We can first take a look at the playbook and decode it bit by bit later.

---
 - name: EFS report
   hosts: prodall
   gather_facts: yes
   tasks: 
    - name: "Collect the NFS mounts"
      set_fact:
       testvar: "{{ testvar | default ({}) | combine ( { inventory_hostname : (ansible_facts.mounts | selectattr('fstype', 'in', ['nfs4','nfs']) | list | sort(attribute='mount'))[-1] } ) }}"
      register: testreg

    # to print all messages in single place
    - set_fact: 
        data: "{{ ansible_play_hosts | map ('extract', hostvars, 'testvar') }}"
      run_once: yes 

  
    # Parse Json and create a CSV using jq
    - name: create a CSV file locally on control machine
      local_action:
        module: shell
        args: |
           echo "Hostname,EFS Device,Mountpoint" > efstest.csv
           echo {{ data | to_json | tojson  }} | jq '.[]|to_entries[] | [.key, .value.device, .value.mount] |@csv'|tr -d '\\"' >> efsdata.csv
      run_once: yes

Yeah. It looks simple at first sight, but it took a while to figure out the filters ( at least for me)

So we have three tasks here in the playbook

Everything we need to do would be taken care by the gathering_facts stage. All the tasks are just for data processing.

Task 1: Collecting the EFS mounts from ansible facts

The First Task where we do the major data collection. we are using the ansible facts already collected and trying to create dictionary.

- name: "Collect NFS Mounts"
  set_fact:
     testvar: "{{ testvar | default ({}) | combine ( { inventory_hostname : (ansible_facts.mounts | selectattr('fstype', 'in', ['nfs4','nfs']) | list | sort(attribute='mount'))[-1] } ) }}"
  register: testreg

The hostname would be the key and the value would be the nfs mount related info.

"appserver01": {
            "block_available": 8796052503629,
            "block_size": 1048576,
            "block_total": 8796093022207,
            "block_used": 40518578,
            "device": "fs-xxx9s01.efs.us-east-1.amazonaws.com:/",
            "fstype": "nfs4",
            "inode_available": 0,
            "inode_total": 0,
            "inode_used": 0,
            "mount": "/remotedrive",
            "options": "rw,relatime,vers=4.1,rsize=1048576,wsize=1048576,namlen=255,hard,noresvport,proto=tcp,timeo=600,retrans=2,sec=sys,clientaddr=172.31.2.236,local_lock=none,addr=172.31.4.26",
            "size_available": 9223329550045282304,
            "size_total": 9223372036853727232,
            "uuid": "N/A"
        }

All this would be saved into a variable named testvar on the corresponding host. It would later be referred using hostvars

testvar \| default ({})	Declaring a variable named testvar and declaring it as a dictionary. Read more about ansible dict here
combine ( {	Using Combine, we are adding a { key: value } and the `inventory_hostname` is the key
inventory_hostname :	inventory_hostname would be replaced with the actual hostname defined on the inventory.
(ansible_facts.mounts \| selectattr('fstype', 'in', ['nfs4','nfs']) \| list	`ansible_facts.mounts` would have the list of mounts and `selectattr('fstype','in',['nfs4',nfs])` would help on filtering only the nfs mounts.
sort(attribute='mount'))[-1]	sort the output based on the attribute `mount` and `[-1]` is the same as the `last` filter to select the last item ( there would be only one)

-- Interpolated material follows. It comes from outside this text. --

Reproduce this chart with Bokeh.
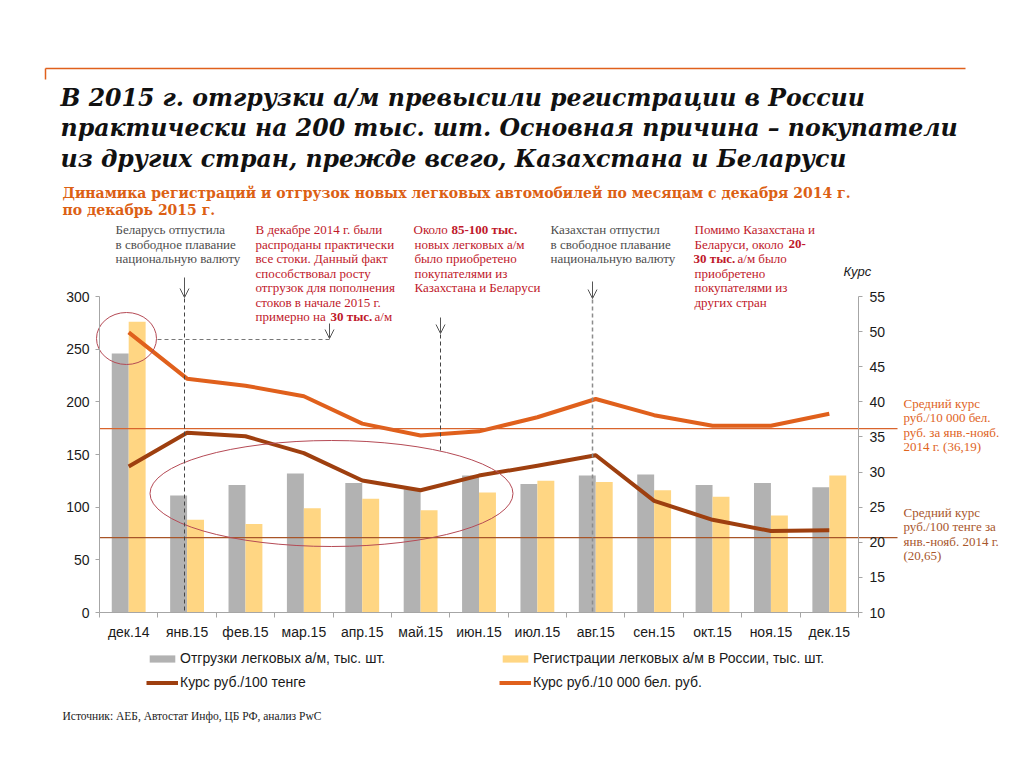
from bokeh.plotting import figure
from bokeh.models import (Range1d, LinearAxis, FixedTicker, Label, Arrow, OpenHead,
                          Legend, LegendItem, ColumnDataSource)
from bokeh.transform import dodge
from bokeh.embed import file_html
from bokeh.resources import INLINE

# ---------------- data ----------------
months = ["дек.14", "янв.15", "фев.15", "мар.15", "апр.15", "май.15", "июн.15",
          "июл.15", "авг.15", "сен.15", "окт.15", "ноя.15", "дек.15"]
shipments = [246, 111, 121, 132, 123, 117, 130, 122, 130, 131, 121, 123, 119]
registrations = [276, 88, 84, 99, 108, 97, 114, 125, 124, 116, 110, 92, 130]
rate_kzt = [30.8, 35.6, 35.1, 32.7, 28.8, 27.4, 29.5, 30.9, 32.4, 25.9, 23.2, 21.6, 21.7]
rate_byr = [49.9, 43.3, 42.3, 40.8, 36.9, 35.2, 35.8, 37.8, 40.4, 38.1, 36.6, 36.6, 38.3]
avg_byr = 36.19
avg_kzt = 20.65
left_ticks = [0, 50, 100, 150, 200, 250, 300]
right_ticks = [10, 15, 20, 25, 30, 35, 40, 45, 50, 55]

# ---------------- styles ----------------
GREY = "#b2b2b2"
YELLOW = "#ffd683"
ORANGE = "#e0601c"
BROWN = "#9e3f0f"
RED_TXT = "#c0182a"
GREY_TXT = "#4d4d4d"
SERIF = "Liberation Serif"
HSERIF = "DejaVu Serif"
SANS = "Liberation Sans"

W, H = 1016, 760
# pixel geometry of the chart area (canvas pixels)
PX_L, PX_R, PY_B, PY_T = 99, 858, 612, 296
SX = (PX_R - PX_L) / 13.0          # px per category
SY = (PY_B - PY_T) / 300.0         # px per left-axis unit
SR = (PY_B - PY_T) / 45.0          # px per right-axis unit
x0 = -0.5 - PX_L / SX
x1 = -0.5 + (W - PX_L) / SX
y0 = -(H - PY_B) / SY
y1 = 300 + PY_T / SY
r0 = 10 - (H - PY_B) / SR
r1 = 55 + PY_T / SR


def X(px):
    return x0 + px / SX


def Y(py):
    return y0 + (H - py) / SY


src = ColumnDataSource(dict(x=list(range(len(months))), ship=shipments, reg=registrations,
                            kzt=rate_kzt, byr=rate_byr))

p = figure(width=W, height=H, output_backend="svg", toolbar_location=None,
           x_range=Range1d(x0, x1), y_range=Range1d(y0, y1),
           min_border_left=0, min_border_right=0, min_border_top=0, min_border_bottom=0)
p.extra_y_ranges = {"right": Range1d(r0, r1)}
p.outline_line_color = None
p.xgrid.visible = False
p.ygrid.visible = False
p.background_fill_color = "white"
p.border_fill_color = "white"

# axes
xa = p.xaxis[0]
xa.fixed_location = 0
xa.bounds = (-0.5, 12.5)
xa.ticker = FixedTicker(ticks=list(range(13)), minor_ticks=[i - 0.5 for i in range(14)])
xa.major_label_overrides = {i: m for i, m in enumerate(months)}
xa.major_tick_line_color = None
xa.minor_tick_out = 5
xa.minor_tick_in = 0
xa.minor_tick_line_color = "#a6a6a6"
xa.axis_line_color = "#a6a6a6"
xa.major_label_text_font = SANS
xa.major_label_text_font_size = "14px"
xa.major_label_text_color = "#1a1a1a"
xa.major_label_standoff = 5

ya = p.yaxis[0]
ya.fixed_location = -0.5
ya.bounds = (0, 300)
ya.ticker = FixedTicker(ticks=left_ticks)
ya.minor_tick_line_color = None
ya.major_tick_out = 4
ya.major_tick_in = 0
ya.major_tick_line_color = "#a6a6a6"
ya.axis_line_color = "#a6a6a6"
ya.major_label_text_font = SANS
ya.major_label_text_font_size = "14px"
ya.major_label_text_color = "#1a1a1a"
ya.major_label_standoff = 6

ra = LinearAxis(y_range_name="right", ticker=FixedTicker(ticks=right_ticks),
                fixed_location=12.5, bounds=(10, 55))
ra.minor_tick_line_color = None
ra.major_tick_out = 4
ra.major_tick_in = 0
ra.major_tick_line_color = "#a6a6a6"
ra.axis_line_color = "#a6a6a6"
ra.major_label_text_font = SANS
ra.major_label_text_font_size = "14px"
ra.major_label_text_color = "#1a1a1a"
ra.major_label_standoff = 7
p.add_layout(ra, "right")

# bars
r_ship = p.vbar(x=dodge("x", -0.145, range=p.x_range), top="ship", width=0.29, source=src,
                fill_color=GREY, line_color=None)
r_reg = p.vbar(x=dodge("x", 0.145, range=p.x_range), top="reg", width=0.29, source=src,
               fill_color=YELLOW, line_color=None)

# lines
r_byr = p.line("x", "byr", source=src, y_range_name="right", line_color=ORANGE,
               line_width=4, line_join="round")
r_kzt = p.line("x", "kzt", source=src, y_range_name="right", line_color=BROWN,
               line_width=4, line_join="round")

# average reference lines (extend past the right axis)
p.segment(x0=[-0.5, -0.5], x1=[X(897), X(897)], y0=[avg_byr, avg_kzt], y1=[avg_byr, avg_kzt],
          y_range_name="right", line_color=["#d9642c", "#a85528"], line_width=1.2)

# ellipses
p.ellipse(x=[X(126), X(331)], y=[Y(338), Y(493)], width=[60 / SX, 363 / SX],
          height=[52 / SY, 106 / SY], fill_color=None, line_color="#b54a55", line_width=1)


def seg(xa_, ya_, xb, yb, color="#444444", dash="4 3", head=False, width=1):
    p.add_layout(Arrow(x_start=X(xa_), y_start=Y(ya_), x_end=X(xb), y_end=Y(yb),
                       line_color=color, line_width=width, line_dash=dash, start=None,
                       end=OpenHead(size=9, line_color="#555555", line_width=1) if head else None))


# arrows and dashed leaders
seg(184, 277, 184, 297, dash="solid", head=True, color="#555555")
seg(184, 298, 184, 612)
seg(440, 317, 440, 333, dash="solid", head=True, color="#555555")
seg(440, 334, 440, 452)
seg(592, 281, 592, 298, dash="solid", head=True, color="#555555")
seg(592, 299, 592, 612, color="#8c8c8c", width=1.5)
seg(157, 339, 329, 339, color="#777777")
seg(329, 323, 329, 338, dash="solid", head=True, color="#555555")

# header rule
seg(45, 68, 965, 68, color=ORANGE, dash="solid", width=1.5)
seg(45, 68, 45, 79, color=ORANGE, dash="solid", width=1.5)


def lab(px, py, text, color="#1a1a1a", size="13px", font=SERIF, style="normal",
        baseline="middle"):
    p.add_layout(Label(x=X(px), y=Y(py), text=text, text_color=color, text_font_size=size,
                       text_font=font, text_font_style=style, text_baseline=baseline,
                       text_align="left"))


# title
for i, t in enumerate(["В 2015 г. отгрузки а/м превысили регистрации в России",
                       "практически на 200 тыс. шт. Основная причина – покупатели",
                       "из других стран, прежде всего, Казахстана и Беларуси"]):
    lab(60, 97 + i * 30.5, t, color="#111111", size="23.6px", font=HSERIF,
        style="bold italic", baseline="alphabetic")

for i, t in enumerate(["Динамика регистраций и отгрузок новых легковых автомобилей по месяцам с декабря 2014 г.",
                       "по декабрь 2015 г."]):
    lab(62, 192 + i * 17.5, t, color="#dc6014", size="14px", font=HSERIF, style="bold",
        baseline="alphabetic")

# annotations
LY = [228.5, 243.5, 258, 272.5, 287, 301.5, 315.5]
for i, t in enumerate(["Беларусь отпустила", "в свободное плавание", "национальную валюту"]):
    lab(115, LY[i], t, color=GREY_TXT)
for i, t in enumerate(["В декабре 2014 г. были", "распроданы практически", "все стоки. Данный факт",
                       "способствовал росту", "отгрузок для пополнения", "стоков в начале 2015 г.",
                       "примерно на"]):
    lab(255, LY[i], t, color=RED_TXT)
lab(330, LY[6], "30 тыс.", color=RED_TXT, style="bold")
lab(374, LY[6], "а/м", color=RED_TXT)

lab(413, LY[0], "Около", color=RED_TXT)
lab(451, LY[0], "85-100 тыс.", color=RED_TXT, style="bold")
for i, t in enumerate(["новых легковых а/м", "было приобретено", "покупателями из",
                       "Казахстана и Беларуси"]):
    lab(414, LY[i + 1], t, color=RED_TXT)

for i, t in enumerate(["Казахстан отпустил", "в свободное плавание", "национальную валюту"]):
    lab(550, LY[i], t, color=GREY_TXT)

lab(694, LY[0], "Помимо Казахстана и", color=RED_TXT)
lab(694, LY[1], "Беларуси, около", color=RED_TXT)
lab(788, LY[1], "20-", color=RED_TXT, style="bold")
lab(693, LY[2], "30 тыс.", color=RED_TXT, style="bold")
lab(737, LY[2], "а/м было", color=RED_TXT)
for i, t in enumerate(["приобретено", "покупателями из", "других стран"]):
    lab(694, LY[i + 3], t, color=RED_TXT)

lab(843, 271, "Курс", font=SANS, style="italic", size="13px")

for i, t in enumerate(["Средний курс", "руб./10 000 бел.", "руб. за янв.-нояб.", "2014 г. (36,19)"]):
    lab(903, 403 + i * 14.3, t, color="#e0641e")
for i, t in enumerate(["Средний курс", "руб./100 тенге за", "янв.-нояб. 2014 г.", "(20,65)"]):
    lab(903, 512 + i * 14.3, t, color="#a8562c")

lab(62, 715, "Источник: АЕБ, Автостат Инфо, ЦБ РФ, анализ PwC", size="11.5px", color="#222222")


# legends
def mk_legend(items, px_left):
    lg = Legend(items=items, location=(px_left, H - 690), orientation="vertical",
                glyph_width=32, glyph_height=9, label_height=9, label_standoff=2, spacing=8,
                padding=0, margin=0, border_line_color=None, background_fill_alpha=0,
                label_text_font=SANS, label_text_font_size="14px", label_text_color="#1a1a1a")
    p.add_layout(lg)


mk_legend([LegendItem(label="Отгрузки легковых а/м, тыс. шт.", renderers=[r_ship]),
           LegendItem(label="Курс руб./100 тенге", renderers=[r_kzt])], 146)
mk_legend([LegendItem(label="Регистрации легковых а/м в России, тыс. шт.", renderers=[r_reg]),
           LegendItem(label="Курс руб./10 000 бел. руб.", renderers=[r_byr])], 499)

open("out.html", "w").write(file_html(p, INLINE))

Task 2: Combining all the individual host EFS data into a Single Dictionary

In this task we are using ansible map filter and two built-in variables named ansible_play_hosts and hostvars to extract the variable named testvar we have saved earlier for all the hosts.

hostvars is a a dictionary whose keys are Ansible hostnames and values are dicts that map variable names to values
ansible_play_hosts A list of all of the inventory hostnames that are active in the current play

# to print all messages in single place
- set_fact: 
    data: "{{ ansible_play_hosts | map ('extract', hostvars, 'testvar') }}"
  run_once: yes

Task 3: Converting the Single Dictionary variable into JSON and create CSV

While the second task will create a dictionary named data and store all the hostnames and their efs information as key: value format

We need to convert this to JSON to process it further and to select only the required attributes

For our case, we are only taking the following attributes

hostname ( based on the inventory_hostname stored as key )
EFS device name or Full URL
Mount point ( file system path )

The outcome CSV would look something like this

webserver1,fs-bx239i1.efs.us-east-1.amazonaws.com:/,/var/www/html
webserver2,fs-bx239i1.efs.us-east-1.amazonaws.com:/,/var/www/html
appserver1,fs-ax39g9b9.efs.us-east-1.amazonaws.com:/,/app/workspace
appserver2,fs-ax39g9b9.efs.us-east-1.amazonaws.com:/,/app/workspace
appserver3,fs-ax39g9b9.efs.us-east-1.amazonaws.com:/,/app/workspace

Once the JSON is created, we are going to use the JSON parser jq on the control machine for data processing and creating CSV.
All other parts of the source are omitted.